I recall Tchaikovsky, who composed, in particular, the Queen of Spade here, or Dostoevsky, who wrote The idiot near the Palazzo Pitti. From your point of view, how come they were able to create such brilliant, yet absolutely Russian in spirit works while living in the heart of the Renaissance?

Dostoevsky had the whole novel in his head. Florence was the perfect paradise for him, a place of unconditional peace, where he was able to center his attention and concentrate better. I think such was exactly the case for many Russian geniuses.

If we compare Florence of Dostoevskys time and the modern city in the 21st century, what has changed?

One historian, who spoke at a round table discussion during our Festival, mentioned that Florence, in his opinion, was still a city from Dantes times.
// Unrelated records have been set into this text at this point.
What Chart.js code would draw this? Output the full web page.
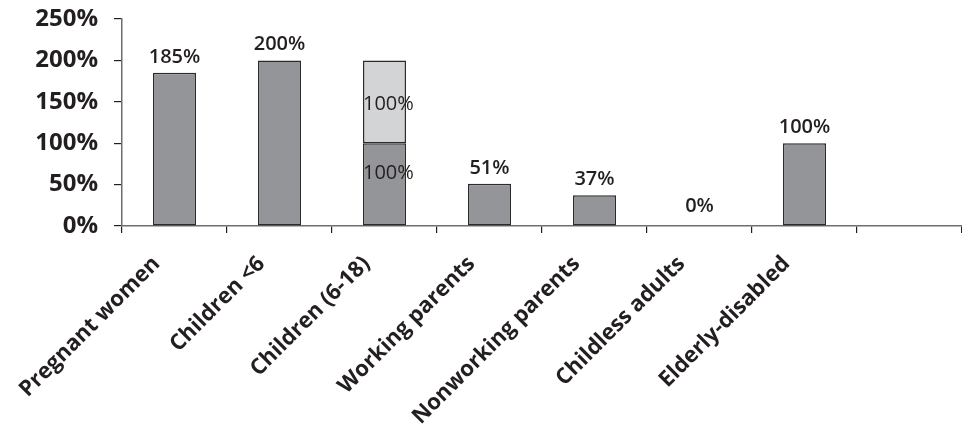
<!DOCTYPE html>
<html>
<head>
<meta charset="utf-8">
<script src="https://cdn.jsdelivr.net/npm/chart.js@4/dist/chart.umd.min.js"></script>
<style>
  html, body { margin: 0; padding: 0; background: #fff; }
  #wrap { width: 962px; height: 427px; }
</style>
</head>
<body>
<div id="wrap"><canvas id="eligibilityChart"></canvas></div>
<script>
// categories (last slot is empty, as in the original)
const categories = ['Pregnant women', 'Children <6', 'Children (6-18)', 'Working parents',
    'Nonworking parents', 'Childless adults', 'Elderly-disabled', ''];
// base threshold, % of poverty level
const baseValues = [185, 200, 100, 51, 37, 0, 100, null];
// extra eligibility stacked on top (children 6-18 only)
const extraValues = [null, null, 100, null, null, null, null, null];
const yTicks = [0, 50, 100, 150, 200, 250];

const FONT = '"Open Sans", "Noto Sans", sans-serif';
const TEXT = '#231f20';

// draws the value labels above bars / inside stacked segments
const valueLabels = {
    id: 'valueLabels',
    afterDatasetsDraw(chart) {
        const c = chart.ctx;
        const base = chart.getDatasetMeta(0);
        const extra = chart.getDatasetMeta(1);
        c.save();
        c.fillStyle = TEXT;
        baseValues.forEach((v, i) => {
            if (v === null) return;
            const bar = base.data[i];
            if (extraValues[i] !== null) {
                // stacked bar: labels inside each segment, regular weight
                const top = extra.data[i];
                c.font = '400 20px ' + FONT;
                c.textAlign = 'left';
                c.textBaseline = 'middle';
                const left = bar.x - bar.width / 2;
                c.fillText(extraValues[i] + '%', left, (top.y + top.base) / 2 + 2);
                c.fillText(v + '%', left, bar.y + 30);
            } else {
                c.font = '600 20px ' + FONT;
                c.textAlign = 'center';
                c.textBaseline = 'alphabetic';
                const gap = v === 0 ? 14 : 10;
                c.fillText(v + '%', bar.x, bar.y - gap);
            }
        });
        c.restore();
    }
};

const ctx = document.getElementById('eligibilityChart');
const eligibilityChart = new Chart(ctx, {
    type: 'bar',
    data: {
        labels: categories,
        datasets: [{
            label: 'Base',
            data: baseValues,
            backgroundColor: '#949598',
            borderColor: '#2b2b2b',
            borderWidth: 1.5,
            borderSkipped: false,
            categoryPercentage: 1,
            barPercentage: 0.41
        }, {
            label: 'Extra',
            data: extraValues,
            backgroundColor: '#d3d4d6',
            borderColor: '#2b2b2b',
            borderWidth: 1.5,
            borderSkipped: false,
            categoryPercentage: 1,
            barPercentage: 0.41
        }]
    },
    options: {
        responsive: true,
        maintainAspectRatio: false,
        animation: false,
        layout: { padding: { top: 19, right: 0, left: 0, bottom: 0 } },
        plugins: {
            legend: { display: false },
            tooltip: { enabled: false }
        },
        scales: {
            x: {
                stacked: true,
                afterFit: scale => { scale.height = 201; },
                border: { color: '#6d6e70', width: 1.5 },
                grid: {
                    offset: true,
                    drawOnChartArea: false,
                    drawTicks: true,
                    tickLength: 7,
                    color: '#231f20',
                    lineWidth: 1.2
                },
                ticks: {
                    maxRotation: 45,
                    minRotation: 45,
                    padding: 18,
                    labelOffset: -18,
                    color: TEXT,
                    font: { family: FONT, size: 22, weight: '700' }
                }
            },
            y: {
                stacked: true,
                min: 0,
                max: 250,
                afterFit: scale => {
                    scale.width = 122;
                    scale.paddingTop = 0;
                    scale.paddingBottom = 0;
                },
                afterBuildTicks: scale => { scale.ticks = yTicks.map(v => ({ value: v })); },
                border: { color: '#6d6e70', width: 1.5 },
                grid: {
                    drawOnChartArea: false,
                    drawTicks: true,
                    tickLength: 8,
                    color: '#231f20',
                    lineWidth: 1.2
                },
                ticks: {
                    padding: 16,
                    color: TEXT,
                    font: { family: FONT, size: 24, weight: '700' },
                    callback: v => v + '%'
                }
            }
        }
    },
    plugins: [valueLabels]
});
</script>
</body>
</html>
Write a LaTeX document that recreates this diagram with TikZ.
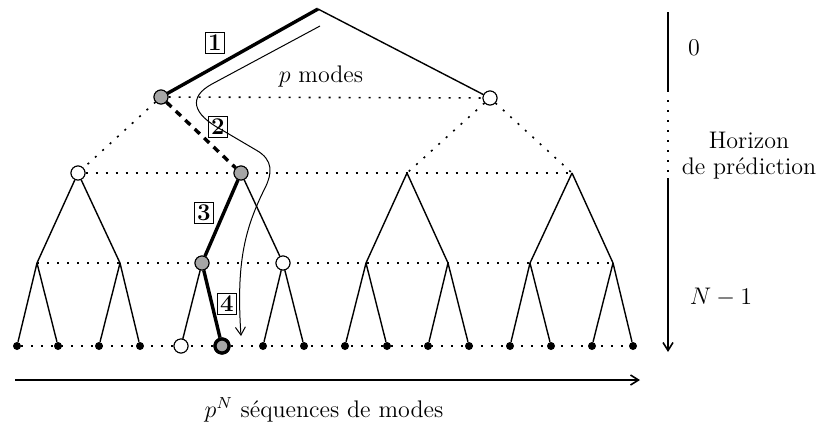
\documentclass[tikz,border=0pt]{standalone}
\usetikzlibrary{arrows.meta}
\begin{document}
\begin{tikzpicture}[x=0.5pt,y=-0.5pt,
  every node/.style={font=\fontsize{12}{14}\selectfont},
  edge/.style={line width=0.7pt},
  thickedge/.style={line width=1.7pt},
  dots/.style={line width=0.8pt,dash pattern=on 1pt off 4pt},
  thickdash/.style={line width=1.7pt,dash pattern=on 3.5pt off 3pt},
  opennode/.style={circle,draw,line width=0.5pt,fill=white,minimum size=7pt,inner sep=0pt},
  graynode/.style={circle,draw,line width=0.5pt,fill=black!35,minimum size=7pt,inner sep=0pt},
  leaf/.style={circle,fill=black,minimum size=4pt,inner sep=0pt},
  numbox/.style={draw,line width=0.5pt,inner sep=1.2pt,fill=white,font=\fontsize{12}{14}\selectfont\bfseries},
  arr/.style={line width=0.8pt,-{Straight Barb[length=4pt,width=5pt]}}
]
\useasboundingbox (0,0) rectangle (818,434);
% root and level 1
\coordinate (R) at (318,9);
\node[graynode] (A1) at (161,97) {};
\node[opennode] (A2) at (490,98) {};
% level 2
\node[opennode] (B1) at (78,173) {};
\node[graynode] (B2) at (241,173) {};
\coordinate (B3) at (407,173);
\coordinate (B4) at (572,173);
% level 3
\coordinate (C1) at (37,263);
\coordinate (C2) at (120,263);
\node[graynode] (C3) at (202,263) {};
\node[opennode] (C4) at (283,263) {};
\coordinate (C5) at (366,263);
\coordinate (C6) at (448,263);
\coordinate (C7) at (530,263);
\coordinate (C8) at (613,263);
% level 4
\foreach \i/\x in {1/17,2/58,3/99,4/140,7/263,8/304,9/345,10/387,11/428,12/469,13/510,14/551,15/592,16/633}
  \node[leaf] (D\i) at (\x,346) {};
\node[opennode] (D5) at (181,346) {};
\node[graynode,line width=1.6pt] (D6) at (222,346) {};

% dotted level lines
\draw[dots] (A1) -- (A2);
\draw[dots] (B1) -- (B4);
\draw[dots] (C1) -- (C8);
\draw[dots] (D1) -- (D16);
\draw[dots] (A1) -- (B1);
\draw[dots] (A2) -- (B3);
\draw[dots] (A2) -- (B4);

% solid edges
\draw[edge] (R) -- (A2);
\draw[thickedge] (R) -- (A1);
\draw[thickdash] (A1) -- (B2);
\draw[edge] (B1) -- (C1); \draw[edge] (B1) -- (C2);
\draw[thickedge] (B2) -- (C3); \draw[edge] (B2) -- (C4);
\draw[edge] (B3) -- (C5); \draw[edge] (B3) -- (C6);
\draw[edge] (B4) -- (C7); \draw[edge] (B4) -- (C8);
\draw[edge] (C1) -- (D1); \draw[edge] (C1) -- (D2);
\draw[edge] (C2) -- (D3); \draw[edge] (C2) -- (D4);
\draw[edge] (C3) -- (D5); \draw[thickedge] (C3) -- (D6);
\draw[edge] (C4) -- (D7); \draw[edge] (C4) -- (D8);
\draw[edge] (C5) -- (D9); \draw[edge] (C5) -- (D10);
\draw[edge] (C6) -- (D11); \draw[edge] (C6) -- (D12);
\draw[edge] (C7) -- (D13); \draw[edge] (C7) -- (D14);
\draw[edge] (C8) -- (D15); \draw[edge] (C8) -- (D16);

% redraw nodes on top
\node[graynode] at (A1) {};
\node[opennode] at (A2) {};
\node[opennode] at (B1) {};
\node[graynode] at (B2) {};
\node[graynode] at (C3) {};
\node[opennode] at (C4) {};
\node[opennode] at (D5) {};
\node[graynode,line width=1.6pt] at (D6) {};

% numbered boxes
\node[numbox] (n1) at (215,43) {1};
\node[numbox] (n2) at (218,127) {2};
\node[numbox] (n3) at (204,213) {3};
\node[numbox] (n4) at (227,304) {4};

\node (pm) at (321,77) {$p$ modes};

% curved path arrow
\coordinate (s0) at (320,26);
\coordinate (s1) at (241,336);
\draw[line width=0.5pt,-{Straight Barb[length=4pt,width=5pt]}] (s0) -- (212,84)
  .. controls (188,97) and (192,114) .. (222,130) -- (256,150)
  .. controls (274,160) and (272,174) .. (265,188)
  .. controls (245,228) and (236,262) .. (s1);

% right axis
\coordinate (v0) at (668,12);
\coordinate (v1) at (668,90);
\coordinate (v2) at (668,178);
\coordinate (v3) at (668,352);
\draw[edge] (v0) -- (v1);
\draw[dots] (v1) -- (v2);
\draw[arr] (v2) -- (v3);
\node (l0) at (694,48) {$0$};
\node[align=center] (hz) at (749,156) {Horizon\\[-1pt]de prédiction};
\node (lN) at (721,297) {$N-1$};

% bottom axis
\coordinate (h0) at (15,380);
\coordinate (h1) at (640,380);
\draw[arr] (h0) -- (h1);
\node (lp) at (324,410) {$p^N$ séquences de modes};
\end{tikzpicture}
\end{document}
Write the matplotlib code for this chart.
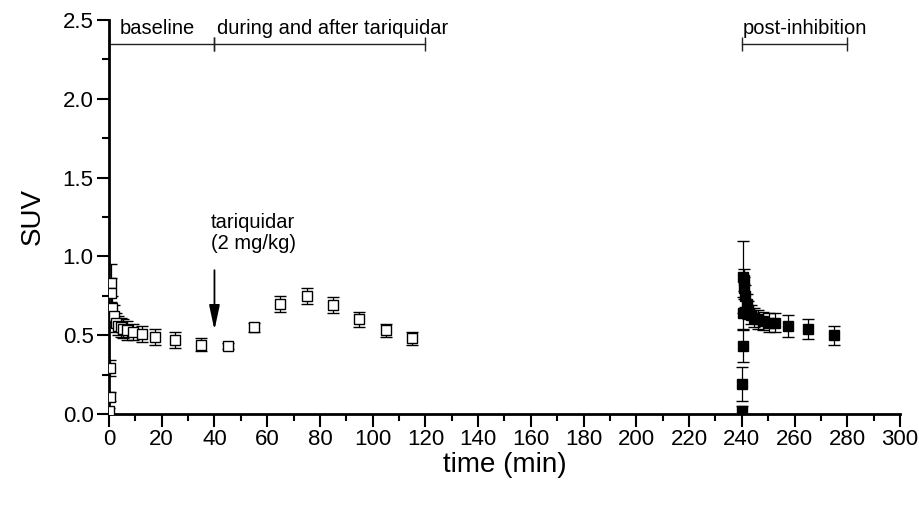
import matplotlib.pyplot as plt
from matplotlib.ticker import MultipleLocator

plt.rcParams['font.family'] = ['Liberation Sans', 'DejaVu Sans']

# baseline + during/after tariquidar (open squares)
t_open = [0.1, 0.3, 0.5, 0.7, 0.9, 1.25, 1.75, 2.5, 3.5, 4.5, 5.5, 7, 9, 12.5, 17.5, 25, 35,
          45, 55, 65, 75, 85, 95, 105, 115]
suv_open = [0.02, 0.11, 0.29, 0.83, 0.77, 0.67, 0.62, 0.58, 0.56, 0.55, 0.54, 0.53, 0.52, 0.51, 0.49, 0.47, 0.44,
            0.43, 0.55, 0.70, 0.75, 0.69, 0.60, 0.53, 0.48]
err_open = [0.02, 0.03, 0.05, 0.12, 0.09, 0.08, 0.07, 0.06, 0.06, 0.06, 0.06, 0.06, 0.05, 0.05, 0.05, 0.05, 0.04,
            0.02, 0.03, 0.05, 0.05, 0.05, 0.05, 0.04, 0.04]

# post-inhibition (filled squares)
t_fill = [240.1, 240.2, 240.4, 240.5, 240.6, 240.8, 241.0, 241.3, 241.8, 242.5, 243.5, 244.5, 246, 248, 250.5, 252.5,
          257.5, 265, 275]
suv_fill = [0.02, 0.19, 0.43, 0.64, 0.87, 0.85, 0.80, 0.75, 0.70, 0.66, 0.63, 0.61, 0.60, 0.59, 0.58, 0.58,
            0.56, 0.54, 0.50]
err_fill = [0.03, 0.11, 0.10, 0.10, 0.23, 0.07, 0.07, 0.07, 0.06, 0.06, 0.06, 0.06, 0.06, 0.06, 0.06, 0.06,
            0.07, 0.065, 0.06]

fig = plt.figure(figsize=(9.19, 5.05), dpi=100)
ax = fig.add_axes([0.1186, 0.1802, 0.8607, 0.7802])

ax.errorbar(t_open, suv_open, yerr=err_open, fmt='s', ms=7.5, mfc='white', mec='black', mew=1.0,
            ecolor='black', elinewidth=0.9, capsize=4.5, capthick=0.9, zorder=3)
ax.errorbar(t_fill, suv_fill, yerr=err_fill, fmt='s', ms=7.5, mfc='black', mec='black', mew=1.0,
            ecolor='black', elinewidth=0.9, capsize=4.5, capthick=0.9, zorder=3)

# period brackets
brk_y = 2.345
for x0, x1 in [(0, 40), (40, 120), (240, 280)]:
    ax.plot([x0, x1], [brk_y, brk_y], color='#222222', lw=1, clip_on=False)
    ax.plot([x0, x1], [brk_y, brk_y], ls='none', marker='|', ms=10, mew=1, color='#222222', clip_on=False)
ax.text(4, 2.385, 'baseline', fontsize=14.5, va='bottom', ha='left')
ax.text(41, 2.385, 'during and after tariquidar', fontsize=14.5, va='bottom', ha='left')
ax.text(240.5, 2.385, 'post-inhibition', fontsize=14.5, va='bottom', ha='left')

# tariquidar injection
ax.annotate('', xy=(40, 0.515), xytext=(40, 0.93),
            arrowprops=dict(arrowstyle='-|>,head_length=0.75,head_width=0.16', color='black',
                            lw=1.3, mutation_scale=20))
ax.text(38.5, 1.275, 'tariquidar\n(2 mg/kg)', fontsize=14.5, va='top', ha='left', linespacing=1.1)

ax.set_xlim(0, 300)
ax.set_ylim(0, 2.5)
ax.xaxis.set_major_locator(MultipleLocator(20))
ax.xaxis.set_minor_locator(MultipleLocator(10))
ax.yaxis.set_major_locator(MultipleLocator(0.5))
ax.yaxis.set_minor_locator(MultipleLocator(0.25))
ax.yaxis.set_major_formatter(plt.FormatStrFormatter('%.1f'))
ax.tick_params(which='major', direction='out', length=9, width=1.5, labelsize=16, pad=2)
ax.tick_params(which='minor', direction='out', length=5, width=1.5)
for s in ['top', 'right']:
    ax.spines[s].set_visible(False)
for s in ['left', 'bottom']:
    ax.spines[s].set_linewidth(2)

ax.set_xlabel('time (min)', fontsize=20, labelpad=1)
ax.set_ylabel('SUV', fontsize=20, labelpad=12)

fig.savefig('out.png', dpi=100)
Florence stays as the treasure-house for priceless cultural heritage, which it makes available to all culture lovers.

The Villa Demidoffis located nor far from Florence. It has a huge territory and is not, I regret to say, in very good condition. Does your project cover this part of the Russian legacy to some extent?

This villa had many owners - Medici, Lorraine, Savoy, and then the Demidovs, who did a lot for this monument of architecture; however, they did not stay long. The villa was closed in the 1970s; then the Tuscany Region finally bought it out. They are going to restore the villa, but, to be honest, it requires a lot of money. The region all the time faces the need to cover more urgent expenses... Today we advocate for restoration of princes Demidovs art collection, which is held in the Stibbert Museum in Florence. It consists of the most unusual items: a monumental table made of malachite and decorated with gilt bronze, fireplaces made of hard rock, luxurious chandeliers and so on.


Villa Demidoff (the Villa di Pratolino). Photo credit: wikimedia.org

Neri Torrigiani:

I would like to add that our charitable mission includes another very important project - theCimitero Evangelico agli Allori (the Evangelical Cemetery at Laurels), where the remains of artists, sculptors, writers and collectors of art repose. Those include many of the very Russians who settled in Florence two centuries ago. In particular, Vladimir Levitskiy, an Archpriest who initiated construction of the Russian Church of the Nativity of Christ and St. Nicholas, was buried there. Not only the graves are in a poor condition, but also the cemetery itself, since the land has partially sunk in on the hill where it is located. We are actively looking for people who would like to help preserve the memory of their ancestors and the Russian mark in Italian culture.